Summary and Contributions: The paper proposes to measure the interpretability of different machine learning models in terms of the computational complexity of solving certain problems associated with explaining the classification of an example. It presents four concrete problems (queries) and determines their complexity for 3 standard ML models: FBDDs, perceptrons, and multi-layer perceptrons. In the models which are intuitively less interpretable, the problems have higher computational complexity.
Strengths: This is a very well-written paper that takes a thoughtful approach to an important problem. The theoretical results are sound. The use of parametrized complexity to distinguish between different depth MLPs is nice.
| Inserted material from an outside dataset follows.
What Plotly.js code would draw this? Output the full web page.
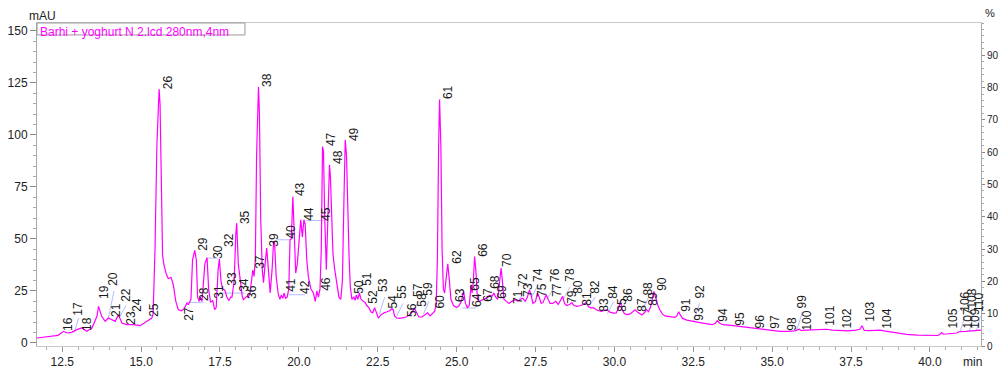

Weaknesses: - A number of the proofs (given in the supplementary material) are straightforward. -The authors should make clearer which theoretical results required novel proofs and which are routine and/or follow easily from previous work. - It's not surprising that problems involving MLPs have higher complexity than problems involving FBDDs and perceptrons. - The paper of Darwiche and Marquise on the Knowledge Compilation Map should be discussed in related work. -The complexity of the minimum sufficient reason question does not seem like a particularly good measure for interpretability. It's not clear why computing a sufficient reason would need to be "minimum". Also, consider e.g. monotone DNF, which could be regarded as an easily interpretable representation. It's easy to to compute a minimum sufficient reason for a positive output, but NP-hard for a negative output.
Correctness: The results appear to be correct and carefully done (I did not check the details of all the proofs).
Clarity: Very well written.
Relation to Prior Work: Discussion of previous work is mostly good, but misses some relevant work in knowledge compilation. Darwiche and Marquis wrote a paper in 2002 entitled A Knowledge Compilation map that is closely related to this paper. It covers many representations of Boolean functions including FBDDs (not just OBDDs) and considers the complexity of a number of different queries including implication (same as check sufficient reason) and counting (closely related to count completions). In the paper, they state that implication and counting can both be done in poly time for FBDDs, and they provide justification for the statement with appropriate citations.
Additional Feedback: Shortest implicant is Sigma_2^P complete for Boolean formulas. So it isn't necessary to reduce from Shortest Implicant Core, unless you want to prove something about depth 2 MLPs.
Summary and Contributions: The paper sets out to find a characterization of the concept of interpretability of models, and propose one in terms of computational complexity by focusing on specific kinds of post-hoc queries.
Strengths: -- Important goal of pinpointing an elusive concept. -- Novel and sound complexity results. -- Relevance to the NeurIPS audience.
Weaknesses: -- The link between interpretability and complexity is made by definition, but not analyzed for adequacy. -- Related to the previous point, significance is questionable.
Correctness: All claims are sound to the extent that I checked.
Clarity: The manuscript is well written, and the authors do a good job of making the material reasonably self-contained.
Relation to Prior Work: In relation to my main concern (see below), the concept of interpretability does not seem to by linked in any way to complexity; a broader discussion of the literature might shed some light on this matter.
Additional Feedback: As mentioned above, my main concern is with the basic idea of linking -- by definition -- model interepretability with computational complexity. There does not seem to be a well-founded basis for doing this, since interpretability is, to the best of my knowledge, an inherently subjective concept. This does not mean that studying the relationship between the two is useless, but perhaps it would be more interesting to set out from a more neutral position of looking for a correlation between them and seeing where the results lead. In its current form, the conclusions seem to be largely theoretical (as the authors themselves state); this is of course not inherently a bad thing, but it's very difficult to evaluate their significance. Minor comment: Footnote 1 may be avoided or made clearer by pointing out that their exists a decision problem complexity class that "corresponds" to #P, called PP, that allows to make a fair comparison. *** AFTER REBUTTAL I have revised my score to reflect a minor change of view after reading the authors' rebuttal and the comments by other reviewers.